The boys in the shop were very nice. When I spied a bike hat with their name on it, I asked if I could purchase it. They said it was the last one, and I could just have it. They also gave me some stickers. The hat turned out to be fortuitous because it had started to rain. I had my raincoat, but I had opted to not bring my rain hat. The little bike hat under my raincoat hood kept the water off my glasses.

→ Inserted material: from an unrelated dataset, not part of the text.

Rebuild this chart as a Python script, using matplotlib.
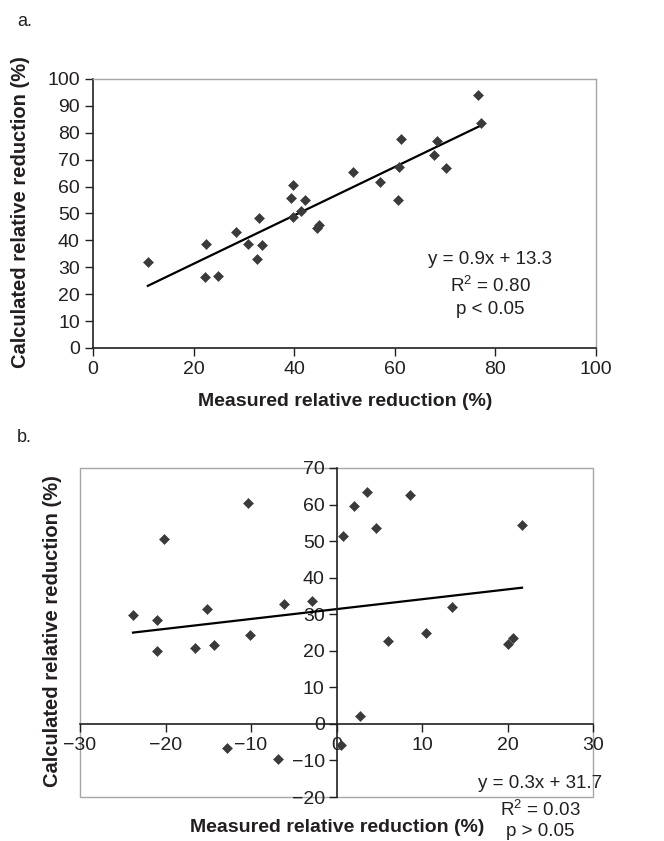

Next, I walked myself to the Museum of Contemporary Art (MOCA). I still had an hour or so before Dillon would be finished, so I toured the museum. It's not very big, but it is in a architecturally interesting building. The visiting exhibit was in a black curtained room with 9 large film screens. On the screens were musicians all playing the same song, and playing various instruments. The artist/musician himself was playing an acoustic guitar in a bathtub full of bubblebath. There were pianos, more guitars, a cellist, a drummer, and even a gal playing accordion--all on their own screens. It was all filmed in different rooms of an old mansion at the same time. At one point, one of the piano guys walks out of his screen, and appears in the other piano guy's screen. The song was a bit repetitive, and when I went to the exhibit next door, I asked the employee there if that song was stuck in his head (you could hear it clearly from the other exhibit on that floor). He said, "Oh yeah!"

Here's my own addition to the museum.

When I came out of the museum, it was torrentially pouring (hence no photos of the outside of the building). Fortunately, Dillon lives just around the corner. Even still, my lower legs were soaked by the time I got to his apartment.

So, except for the downpour, it was a good day of walkies around Cleveland!